1843 If you think Hagel has had a tough nomination battle, consider President John Tyler’s nomination of Caleb Cushing to be Treasury secretary. In those days, because the president’s term ended at the same time as Congress’s, he would go to Capitol Hill on the last days of the session and sit just off the Senate floor to submit nominations, sign bills and work out compromises with the chamber’s leadership.
When Cushing was rejected by the Senate because of political inconsistencies, Tyler, sitting nearby, submitted Cushing’s name again, right on the spot. A second time, the Senate voted down Cushing. Yet again Tyler sent his name to the Senate. And yet again Cushing was rejected, each time by a larger margin — 27 to 19, 27 to 10 and 29 to 2. The vote total diminished because of the lateness of the hour; some senators simply went home.
The standoff continued that night when Tyler nominated Henry A. Wise as ambassador to France. He was also rejected three times, partly to obstruct Tyler’s aims but also because Wise was a Jacksonian Democrat who had broken with the party. He had even fought a duel once with his competitor for a seat in Congress.
The Senate ended up turning down four of Tyler’s Cabinet nominees and four of his Supreme Court picks. Cushing’s three-time rejection was the worst one-day loss of Cabinet nominations by any president before or since.
1925 President Calvin Coolidge nominated Charles Warren to be attorney general right after the Teapot Dome bribery scandal and other business-related wrongdoing. Warren was accused of being associated with the “Sugar Trust” — the American Sugar Refining Company, which owned and controlled 98 percent of sugar-processing capacity in the United States and was accused of unfair practices. The nomination created a big fight in the Senate, and the vote ended up evenly split. Meanwhile, Vice President Charles G. Dawes had gone to take a nap. He was roused and tried to rush to the Capitol to break the tie, but it was too late; one Warren supporter had changed his mind, and the nomination failed.
1968 In modern times, there have been seven Supreme Court nominees who have been withdrawn or not confirmed. Robert Bork’s confirmation fight in 1987 was among the fiercest, but one of the first contentious battles was over the nomination of Supreme Court Justice Abe Fortas to become chief justice. President Lyndon B. Johnson had persuaded Justice Arthur Goldberg to resign his seat to become ambassador to the United Nations so that Johnson could appoint Fortas to the court in 1965. The president thought the court could rule some of his Great Society reforms unconstitutional, and he felt Fortas, a longtime friend, would let him know if the justices were leaning that way.

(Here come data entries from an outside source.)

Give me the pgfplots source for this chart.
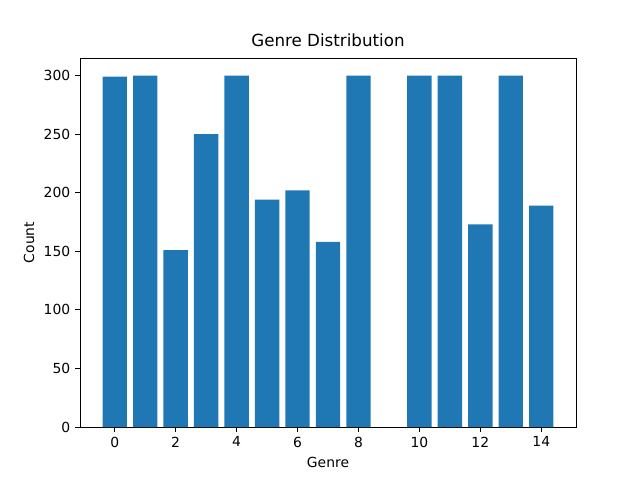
\documentclass[border=0pt]{standalone}
\usepackage{pgfplots}
\pgfplotsset{compat=1.18}
\usepackage{fontspec}
\setmainfont{DejaVu Sans}
\begin{document}
\fontsize{13.9}{16}\selectfont
\begin{tikzpicture}[x=1pt,y=1pt]
\path (0,0) rectangle (640,480);
\begin{axis}[at={(80pt,53pt)},anchor=south west,scale only axis,width=496pt,height=369pt,
 xmin=-1.14,xmax=15.14,ymin=0,ymax=315,
 xtick={0,2,...,14},ytick={0,50,...,300},
 tick align=outside,tick style={black,line width=0.8pt},major tick length=4.9pt,
 title={\fontsize{16.7}{18}\selectfont Genre Distribution},
 xlabel={Genre},ylabel={Count},
 /pgf/number format/assume math mode=true,
 tick label style={font=\fontsize{13.9}{16}\selectfont},
 label style={font=\fontsize{13.9}{16}\selectfont},
 axis line style={line width=0.8pt},
 xtick pos=bottom,ytick pos=left]
\addplot[ybar,bar width=0.8,fill={rgb,255:red,31;green,119;blue,180},draw=none] coordinates {
(0,299)(1,300)(2,151)(3,250)(4,300)(5,194)(6,202)(7,158)(8,300)(10,300)(11,300)(12,173)(13,300)(14,189)};
\end{axis}
\end{tikzpicture}
\end{document}
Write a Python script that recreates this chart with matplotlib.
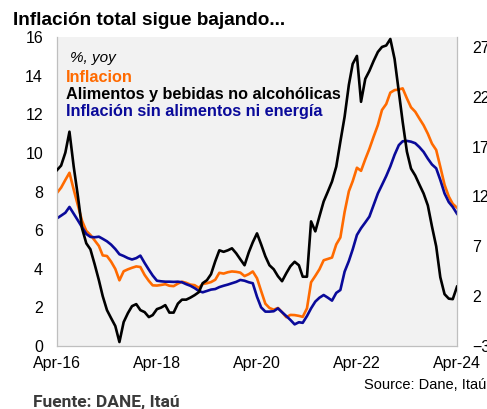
import matplotlib
matplotlib.use('agg')
import matplotlib.pyplot as plt
import matplotlib.dates as mdates
import pandas as pd

plt.rcParams['font.family'] = ['Liberation Sans', 'DejaVu Sans']

W, H = 487, 409

ORANGE = '#FF6A00'
BLUE = '#0A0A9A'
BLACK = '#000000'
BG = '#F2F2F2'
GRID = '#BFBFBF'

months = pd.date_range('2016-04-01', periods=97, freq='MS')

# headline CPI, % yoy (left axis)
inflacion = [
    7.93, 8.20, 8.60, 8.97, 8.10, 7.27, 6.48, 5.96, 5.75,
    5.47, 5.18, 4.69, 4.66, 4.37, 3.99, 3.40, 3.87, 3.97, 4.05, 4.12, 4.09,
    3.68, 3.37, 3.14, 3.13, 3.16, 3.20, 3.12, 3.10, 3.23, 3.33, 3.27, 3.18,
    3.15, 3.01, 3.21, 3.25, 3.31, 3.43, 3.79, 3.75, 3.82, 3.86, 3.84, 3.80,
    3.62, 3.72, 3.86, 3.51, 2.85, 2.19, 1.97, 1.88, 1.97, 1.75, 1.49, 1.61,
    1.60, 1.56, 1.51, 1.95, 3.30, 3.63, 3.97, 4.44, 4.51, 4.58, 5.26, 5.62,
    6.94, 8.01, 8.53, 9.23, 9.07, 9.67, 10.21, 10.84, 11.44, 12.22, 12.53, 13.12,
    13.25, 13.28, 13.34, 12.82, 12.36, 12.13, 11.78, 11.43, 10.99, 10.48, 10.15, 9.28,
    8.35, 7.74, 7.36, 7.16,
]

# core (sin alimentos ni energia), % yoy (left axis)
sin_alimentos = [
    6.61, 6.75, 6.90, 7.20, 6.85, 6.50, 6.15, 5.80, 5.65,
    5.63, 5.66, 5.55, 5.42, 5.25, 5.02, 4.75, 4.66, 4.55, 4.48, 4.55, 4.68,
    4.30, 3.95, 3.65, 3.38, 3.35, 3.33, 3.33, 3.32, 3.33, 3.30, 3.20, 3.12,
    3.00, 2.85, 2.78, 2.85, 2.92, 2.95, 3.05, 3.12, 3.18, 3.25, 3.32, 3.42,
    3.38, 3.30, 3.25, 2.55, 2.00, 1.78, 1.78, 1.80, 1.95, 1.75, 1.55, 1.35,
    1.12, 1.23, 1.20, 1.55, 1.95, 2.30, 2.50, 2.64, 2.50, 2.35, 2.75, 2.90,
    3.85, 4.40, 5.00, 5.75, 6.10, 6.40, 6.70, 7.30, 7.90, 8.34, 8.80, 9.30,
    9.90, 10.40, 10.60, 10.62, 10.58, 10.50, 10.30, 10.05, 9.70, 9.40, 9.20, 8.60,
    7.90, 7.45, 7.20, 6.85,
]

# food and non-alcoholic beverages, % yoy (right axis)
alimentos = [
    14.65, 15.10, 16.40, 18.50, 15.00, 12.00, 8.80, 7.30, 6.70,
    5.20, 3.60, 2.00, 0.60, -0.20, -1.00, -2.60, -0.60, 0.30, 1.00, 1.20, 0.60,
    0.40, -0.10, 0.10, 0.70, 0.85, 1.10, 0.35, 0.35, 1.25, 1.65, 1.65, 1.85,
    2.10, 2.40, 3.30, 3.60, 4.20, 5.50, 6.60, 6.45, 6.60, 6.80, 6.30, 5.70,
    5.10, 6.40, 7.40, 8.30, 7.20, 6.00, 5.10, 4.70, 4.00, 3.50, 4.30, 5.00,
    5.45, 5.10, 3.95, 3.95, 9.50, 8.50, 10.00, 11.50, 12.50, 13.50, 15.00, 17.50,
    20.00, 23.20, 25.30, 26.10, 21.50, 23.80, 24.60, 25.60, 26.50, 27.00, 27.15, 27.80,
    25.80, 22.50, 19.50, 16.50, 14.80, 14.10, 13.20, 12.30, 11.10, 9.00, 7.00, 3.90,
    2.20, 1.75, 1.70, 2.95,
]

left_ticks = [0, 2, 4, 6, 8, 10, 12, 14, 16]
right_ticks = [-3, 2, 7, 12, 17, 22, 27]
x_ticks = pd.to_datetime(['2016-04-01', '2018-04-01', '2020-04-01', '2022-04-01', '2024-04-01'])


def fx(px):
    return px / W


def fy(py):
    return 1 - py / H


fig = plt.figure(figsize=(W / 100, H / 100), dpi=100)
ax = fig.add_axes([fx(57), fy(346), fx(457) - fx(57), fy(37) - fy(346)])
ax.set_facecolor(BG)

ax.plot(months, inflacion, color=ORANGE, lw=1.9, solid_joinstyle='round')
ax.plot(months, sin_alimentos, color=BLUE, lw=1.9, solid_joinstyle='round')
ax.set_ylim(0, 16)
ax.set_yticks(left_ticks)
ax.set_xlim(months[0], months[-1])
ax.set_xticks(x_ticks)
ax.xaxis.set_major_formatter(mdates.DateFormatter('%b-%y'))

ax2 = ax.twinx()
ax2.plot(months, alimentos, color=BLACK, lw=1.9, solid_joinstyle='round')
ax2.set_ylim(-3, 28)
ax2.set_yticks(right_ticks)

for s in ['left', 'bottom', 'right']:
    ax.spines[s].set_color(GRID)
    ax.spines[s].set_linewidth(0.9)
ax.spines['top'].set_visible(False)
for s in ax2.spines.values():
    s.set_visible(False)

ax.tick_params(axis='y', length=0, pad=10, labelsize=11.5, colors='#000000')
ax.tick_params(axis='x', length=0, pad=7, labelsize=11.5, colors='#000000')
ax2.tick_params(axis='y', length=0, pad=10.8, labelsize=11.5, colors='#000000')

# title and notes
fig.text(fx(13), fy(25), 'Inflación total sigue bajando...', fontsize=13.7,
         fontweight='bold', va='baseline', ha='left')
fig.text(fx(70), fy(58), '%, yoy', fontsize=11, style='italic', va='center', ha='left')
fig.text(fx(66), fy(77), 'Inflacion', fontsize=11.7, fontweight='bold',
         color=ORANGE, va='center', ha='left')
fig.text(fx(66), fy(95), 'Alimentos y bebidas no alcohólicas', fontsize=11.7,
         fontweight='bold', color=BLACK, va='center', ha='left')
fig.text(fx(66), fy(112), 'Inflación sin alimentos ni energía', fontsize=11.7,
         fontweight='bold', color=BLUE, va='center', ha='left')

fig.text(fx(486), fy(385), 'Source: Dane, Itaú', fontsize=10.5, va='center', ha='right')
fig.text(fx(33), fy(407), 'Fuente: DANE, Itaú', fontsize=12.5, fontweight='bold',
         color='#3A3A3A', va='baseline', ha='left', family=['Roboto', 'DejaVu Sans'])

fig.savefig('out.png', dpi=100, facecolor='white')
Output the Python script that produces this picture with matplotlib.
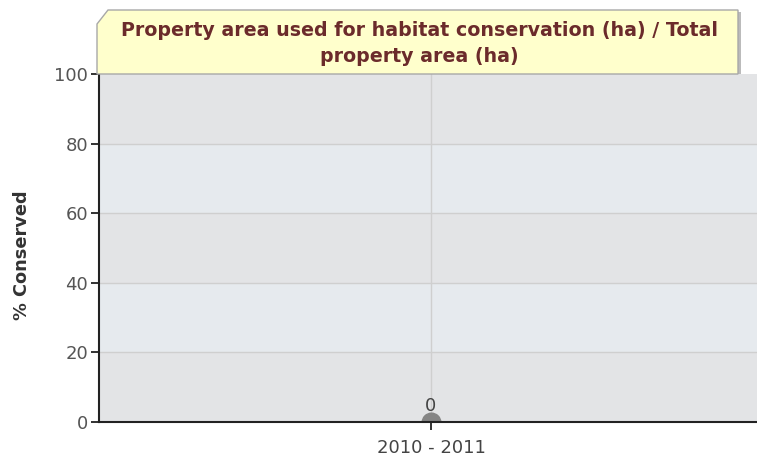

When Chief Justice Earl Warren retired in 1968, Johnson nominated Fortas to replace him. Fortas was the first sitting justice nominated for chief justice to appear before the Senate, where he faced hostile questioning about his relationship with Johnson and was accused of consulting with the president about political matters while he was on the court. The debate, short by today’s standards, lasted less than a week, followed by the first filibuster of a Supreme Court nominee. The final tally was 45 to 43, far short of the 67 needed for cloture. Later that day, Fortas asked Johnson to withdraw his name for chief justice, but he remained on the court as an associate justice.
In the 20th century, only three Cabinet nominees have been voted down: the aforementioned Warren; President Dwight Eisenhower’s Lewis Strauss for commerce secretary in 1959, who after 16 days of hearings was rejected by a vote of 49 to 46; and Sen. John Tower, President George H.W. Bush’s nominee for defense secretary, who was defeated on a 53 to 47vote after five weeks of hearings in 1989.
Fierce nomination fights have been going on since the early days of the republic. They not only involve Supreme Court nominees and Cabinet officers, but also assistant secretaries, ambassadors, leaders of regulatory agencies and bureaus, on down to advisory commissions. The founding fathers wanted to avoid a monarchy and instead created anarchy.
Much-needed legislation to reform the nomination process passed in the last Congress, cutting the number of positions that require Senate confirmation and shortening the vetting process. The White House is drafting new procedures for nomination forms and vetting. This is a step in the right direction, and the revised process hopefully will be simpler and smoother. But until then, the White House would be wise to make sure Vice President Biden is wide awake in case Hagel’s confirmation comes down to a tie.